De este modo el periodista prolongaba el culto a París y el culto al tren, que se remonta al siglo XIX y que ilustra el largo poema de Campoamor El tren expreso, cuyos primeros versos se han aprendido nuestros poetas, generación tras generación, para hacer de ellos befa: "Habiéndome robado el albedrío/ un amor tan infausto como mío,/ ya recobrados la quietud y el seso/ volvía de París en tren expreso". En verdad esas rimas apenas mejoran cuando el poeta describe con vigor los fenómenos espantables que observa desde la ventanilla. El tren corta la noche lanzando gemidos lastimeros, alrededor todo son sombras, humo y chispas... y en el vagón, una joven rubia, francesa, pero tan interesante que merecería ser morena y sevillana, intercambia confidencias con el poeta.

Noche y tren siempre han ido bien juntos, formando una pareja muy sugestiva para la literatura y en el cine. A Delvaux, igual que a Campoamor, no le bastaba con la noche y el tren, de manera que en sus cuadros agregaba algunas muchachas, incongruentemente desnudas, para mayor onirismo. Esa pareja también puede ser pavorosa, como en el sueño de Ana Karenina donde un oscuro infrahombre que camina encorvado por el andén golpeando los bajos de un vagón prefigura al campesino siniestro que Ana verá en la misma actitud minutos antes de arrojarse al tren...
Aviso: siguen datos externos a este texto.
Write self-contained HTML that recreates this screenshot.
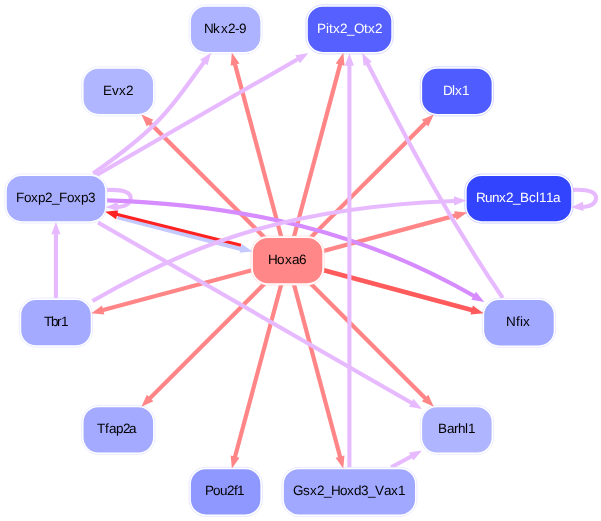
<!DOCTYPE html>
<html><head><meta charset="utf-8"><title>Network</title>
<style>
html,body{margin:0;padding:0;background:#fff;overflow:hidden}
svg{display:block}
text{font-family:"Liberation Sans",sans-serif;font-size:13.5px;text-rendering:geometricPrecision}
</style></head><body>
<svg width="601" height="521" viewBox="0 0 601 521">
<rect width="601" height="521" fill="#fff"/>
<g stroke-linecap="butt">
<path d="M107,190 c18,-1 24,3 23.7,8.5 c-0.3,5.5 -6.5,8 -13.2,8.6" stroke="#e7baff" stroke-width="4.1" fill="none"/>
<path d="M572.3,189.9 c18,-1 24,3 23.7,8.5 c-0.3,5.5 -6.5,8 -13.2,8.6" stroke="#e7baff" stroke-width="4.1" fill="none"/>
<line x1="287.60" y1="260.60" x2="234.83" y2="63.65" stroke="#ff8587" stroke-width="4.2"/>
<line x1="287.60" y1="260.60" x2="340.37" y2="63.65" stroke="#ff8587" stroke-width="4.2"/>
<line x1="287.60" y1="260.60" x2="149.42" y2="122.42" stroke="#ff8587" stroke-width="4.2"/>
<line x1="287.60" y1="260.60" x2="425.78" y2="122.42" stroke="#ff8587" stroke-width="4.2"/>
<line x1="287.60" y1="260.60" x2="456.31" y2="215.35" stroke="#ff8587" stroke-width="4.2"/>
<line x1="287.60" y1="260.60" x2="102.22" y2="310.26" stroke="#ff8587" stroke-width="4.2"/>
<line x1="287.60" y1="260.60" x2="149.42" y2="398.78" stroke="#ff8587" stroke-width="4.2"/>
<line x1="287.60" y1="260.60" x2="425.78" y2="398.78" stroke="#ff8587" stroke-width="4.2"/>
<line x1="287.60" y1="260.60" x2="234.83" y2="457.55" stroke="#ff8587" stroke-width="4.2"/>
<line x1="287.60" y1="260.60" x2="340.28" y2="457.56" stroke="#ff8587" stroke-width="4.2"/>
<line x1="287.60" y1="260.60" x2="472.64" y2="310.31" stroke="#ff5a5c" stroke-width="4.7"/>
<line x1="117.5" y1="217.3" x2="241.8" y2="249.2" stroke="#c4c9ff" stroke-width="4"/>
<line x1="241" y1="245.3" x2="116.5" y2="214.2" stroke="#ff2222" stroke-width="3.0"/>
<path d="M106.50,200.40 C246.52,205.17 362.65,231.75 474.54,296.29" stroke="#d68cff" stroke-width="4.1" fill="none"/>
<line x1="55.95" y1="322.65" x2="55.95" y2="233.20" stroke="#e7baff" stroke-width="4.1"/>
<line x1="391.25" y1="467.25" x2="412.02" y2="456.00" stroke="#e7baff" stroke-width="4.1"/>
<path d="M502.75,298.00 C447.80,216.95 410.96,148.00 367.30,63.04" stroke="#e7baff" stroke-width="4.1" fill="none"/>
<line x1="98.00" y1="222.50" x2="412.15" y2="403.26" stroke="#e7baff" stroke-width="4.1"/>
<path d="M93.10,173.40 C165.48,122.83 172.92,103.89 204.37,61.67" stroke="#e7baff" stroke-width="4.1" fill="none"/>
<line x1="55.95" y1="198.55" x2="298.50" y2="58.74" stroke="#e7baff" stroke-width="4.1"/>
<path d="M92.50,301.00 C199.35,239.26 297.48,206.62 455.01,200.94" stroke="#e7baff" stroke-width="4.1" fill="none"/>
<line x1="349.40" y1="470.00" x2="349.40" y2="64.80" stroke="#e7baff" stroke-width="4.1"/>
</g>
<g style="will-change:transform">
<rect x="189.94" y="5.76" width="71.40" height="47.20" rx="15.95" ry="15.95" fill="#adb3ff" stroke="#fff" stroke-width="1.9"/>
<rect x="188.99" y="4.81" width="73.30" height="49.10" rx="16.9" ry="16.9" fill="none" stroke="#dadcff" stroke-width="0.5"/>
<text x="204 213 221 228 235 239" y="32.70" fill="#000">Nkx2-9</text>
<rect x="306.86" y="5.76" width="85.40" height="47.20" rx="15.95" ry="15.95" fill="#5560ff" stroke="#fff" stroke-width="1.9"/>
<rect x="305.91" y="4.81" width="87.30" height="49.10" rx="16.9" ry="16.9" fill="none" stroke="#b2b7ff" stroke-width="0.5"/>
<text x="317 326 329 333 340 347 354 364 368 375" y="32.70" fill="#fff">Pitx2_Otx2</text>
<rect x="82.62" y="67.72" width="71.40" height="47.20" rx="15.95" ry="15.95" fill="#b0b6ff" stroke="#fff" stroke-width="1.9"/>
<rect x="81.67" y="66.77" width="73.30" height="49.10" rx="16.9" ry="16.9" fill="none" stroke="#dbdeff" stroke-width="0.5"/>
<text x="103 112 119 126" y="94.70" fill="#000">Evx2</text>
<rect x="421.18" y="67.72" width="71.40" height="47.20" rx="15.95" ry="15.95" fill="#4f5cff" stroke="#fff" stroke-width="1.9"/>
<rect x="420.23" y="66.77" width="73.30" height="49.10" rx="16.9" ry="16.9" fill="none" stroke="#afb5ff" stroke-width="0.5"/>
<text x="443 452 455 462" y="94.70" fill="#fff">Dlx1</text>
<rect x="5.80" y="174.95" width="100.30" height="47.20" rx="15.95" ry="15.95" fill="#a8aeff" stroke="#fff" stroke-width="1.9"/>
<rect x="4.85" y="174.00" width="102.20" height="49.10" rx="16.9" ry="16.9" fill="none" stroke="#d7daff" stroke-width="0.5"/>
<text x="16 24 31 38 45 52 59 67 74 81 88" y="201.70" fill="#000">Foxp2_Foxp3</text>
<rect x="465.70" y="174.95" width="106.50" height="47.20" rx="15.95" ry="15.95" fill="#3344ff" stroke="#fff" stroke-width="1.9"/>
<rect x="464.75" y="174.00" width="108.40" height="49.10" rx="16.9" ry="16.9" fill="none" stroke="#a3aaff" stroke-width="0.5"/>
<text x="476 485 492 499 506 513 520 529 536 539 546 553" y="201.70" fill="#fff">Runx2_Bcl11a</text>
<rect x="20.25" y="299.05" width="71.40" height="47.20" rx="15.95" ry="15.95" fill="#a3aaff" stroke="#fff" stroke-width="1.9"/>
<rect x="19.30" y="298.10" width="73.30" height="49.10" rx="16.9" ry="16.9" fill="none" stroke="#d5d8ff" stroke-width="0.5"/>
<text x="44 51 57 61" y="325.70" fill="#000">Tbr1</text>
<rect x="483.20" y="299.15" width="71.50" height="47.20" rx="15.95" ry="15.95" fill="#a0a8ff" stroke="#fff" stroke-width="1.9"/>
<rect x="482.25" y="298.20" width="73.40" height="49.10" rx="16.9" ry="16.9" fill="none" stroke="#d4d7ff" stroke-width="0.5"/>
<text x="506 516 520 523" y="325.70" fill="#000">Nfix</text>
<rect x="82.62" y="406.28" width="71.40" height="47.20" rx="15.95" ry="15.95" fill="#a3aaff" stroke="#fff" stroke-width="1.9"/>
<rect x="81.67" y="405.33" width="73.30" height="49.10" rx="16.9" ry="16.9" fill="none" stroke="#d5d8ff" stroke-width="0.5"/>
<text x="97 105 109 116 123 129" y="432.70" fill="#000">Tfap2a</text>
<rect x="421.18" y="406.28" width="71.40" height="47.20" rx="15.95" ry="15.95" fill="#b0b5ff" stroke="#fff" stroke-width="1.9"/>
<rect x="420.23" y="405.33" width="73.30" height="49.10" rx="16.9" ry="16.9" fill="none" stroke="#dbddff" stroke-width="0.5"/>
<text x="438 447 454 458 465 468" y="432.70" fill="#000">Barhl1</text>
<rect x="189.94" y="468.24" width="71.40" height="47.20" rx="15.95" ry="15.95" fill="#8f98ff" stroke="#fff" stroke-width="1.9"/>
<rect x="188.99" y="467.29" width="73.30" height="49.10" rx="16.9" ry="16.9" fill="none" stroke="#ccd0ff" stroke-width="0.5"/>
<text x="205 213 220 227 234 237" y="494.70" fill="#000">Pou2f1</text>
<rect x="282.90" y="468.25" width="133.10" height="47.20" rx="15.95" ry="15.95" fill="#a0a8ff" stroke="#fff" stroke-width="1.9"/>
<rect x="281.95" y="467.30" width="135.00" height="49.10" rx="16.9" ry="16.9" fill="none" stroke="#d4d7ff" stroke-width="0.5"/>
<text x="293 303 310 317 324 331 340 347 354 361 368 375 384 391 398" y="494.70" fill="#000">Gsx2_Hoxd3_Vax1</text>
<rect x="251.90" y="237.00" width="71.40" height="47.20" rx="15.95" ry="15.95" fill="#ff8787" stroke="#fff" stroke-width="1.9"/>
<rect x="250.95" y="236.05" width="73.30" height="49.10" rx="16.9" ry="16.9" fill="none" stroke="#ffc9c9" stroke-width="0.5"/>
<text x="268 277 285 292 299" y="263.70" fill="#000">Hoxa6</text>
</g>
<g>
<polygon points="231.90,52.73 239.53,63.42 230.64,65.81" fill="#ff8587"/>
<polygon points="343.30,52.73 344.56,65.81 335.67,63.42" fill="#ff8587"/>
<polygon points="141.43,114.43 153.38,119.87 146.87,126.38" fill="#ff8587"/>
<polygon points="433.77,114.43 428.33,126.38 421.82,119.87" fill="#ff8587"/>
<polygon points="467.23,212.42 456.54,220.05 454.16,211.17" fill="#ff8587"/>
<polygon points="91.30,313.18 101.99,305.55 104.37,314.44" fill="#ff8587"/>
<polygon points="141.43,406.77 146.87,394.82 153.38,401.33" fill="#ff8587"/>
<polygon points="433.77,406.77 421.82,401.33 428.33,394.82" fill="#ff8587"/>
<polygon points="231.90,468.47 230.64,455.39 239.53,457.78" fill="#ff8587"/>
<polygon points="343.20,468.47 335.58,457.78 344.46,455.40" fill="#ff8587"/>
<polygon points="483.55,313.24 470.48,314.49 472.87,305.61" fill="#ff5a5c"/>
<polygon points="252.58,251.39 239.53,252.87 241.76,243.95" fill="#c4c9ff"/>
<polygon points="105.22,211.81 118.27,210.33 116.04,219.25" fill="#ff2222"/>
<polygon points="484.29,302.00 471.35,299.75 476.01,291.81" fill="#d68cff"/>
<polygon points="55.95,221.90 60.55,234.20 51.35,234.20" fill="#e7baff"/>
<polygon points="421.95,450.62 413.33,460.52 408.95,452.43" fill="#e7baff"/>
<polygon points="362.13,52.99 371.84,61.83 363.66,66.03" fill="#e7baff"/>
<polygon points="421.94,408.90 408.99,406.75 413.58,398.78" fill="#e7baff"/>
<polygon points="211.18,52.66 207.43,65.25 200.09,59.70" fill="#e7baff"/>
<polygon points="308.29,53.10 299.93,63.23 295.34,55.26" fill="#e7baff"/>
<polygon points="466.30,200.57 454.15,205.57 453.86,196.37" fill="#e7baff"/>
<polygon points="349.40,53.50 354.00,65.80 344.80,65.80" fill="#e7baff"/>
<polygon points="105.70,207.25 117.70,201.92 118.25,211.10" fill="#e7baff"/>
<polygon points="571.00,207.15 583.00,201.82 583.55,211.00" fill="#e7baff"/>
</g>
</svg>
</body></html>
Como ya París no supone alternativa, pues ha perdido su douceur de vivre, y además ya escribió Kavafis que lo que has destruido en tu ciudad lo has destruido en todo el mundo, no vale la pena ver los trenes que parten hacia el norte, sino quizá los trenes durmiendo en sus apartaderos periféricos, los trenes vacíos y quietos que los ferroviarios llaman "material vacío". Los de largo recorrido duermen en las instalaciones de la Renfe detrás de la estación de Sant Andreu Comtal. Bajo el puente del Palomar, junto a La Maquinista, se extiende ese panorama espacioso y despejado, estampa antigua del mundo industrial con el encanto modesto del trabajo y las máquinas: la madeja de vías que se hunden en los tinglados de reparación. Seis convoyes durmiendo, el uno al lado del otro. Hacia ellos, bajo la enmarañada tela de araña de las catenarias extendida sobre los raíles y el terreno salpicado de travesaños podridos, bidones, depósitos, cables, mangueras, tuberías, chapas abolladas y agujas de cambio de vías, se desplazan otros dos trenes lentos. Cuando pasan bajo el puente, el pasamanos vibra. Arriba el ancho cielo está encapotado, y abajo los raíles engrasados lanzan destellos mortecinos.